I don’t think that CC raises number of crimes. CC owner doesn’t commit the crime, he/she mostly prevents it.
If bad guys know that majority get the guns, they are not courageous anymore.

There are still plenty of people who are afraid of guns and don’t know how to react correctly (or just do not react at all). They have to learn how to live with guns.

And I do not believe in statistics, I see the facts.

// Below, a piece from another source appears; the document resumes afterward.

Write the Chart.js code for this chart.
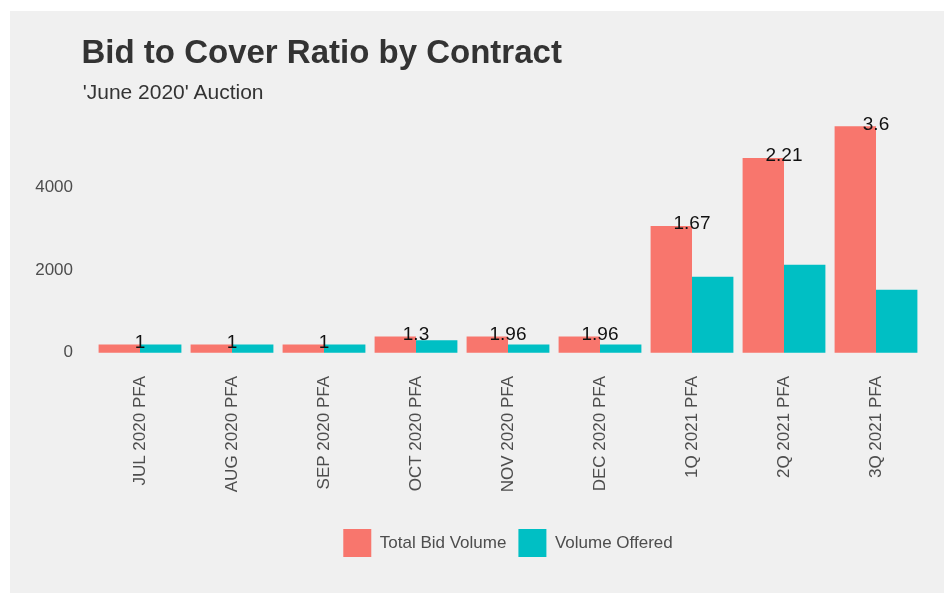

As a security officer, in my experience, criminal activity stops when they are aware of people being armed,
All the red zone s suggest that the crime rate increased because of gun restrictions


@WildRose What do you think about this? The idea that citizens concealed carrying ADDING violent crime strikes me as hard to believe. It would basically assume that law-abiding concealed carriers are the ones committing the crime, since if lawful concealed carry goes up, so does crime. That would be the only thing that makes sense to me. And what do you think about the use of “synthetic” data?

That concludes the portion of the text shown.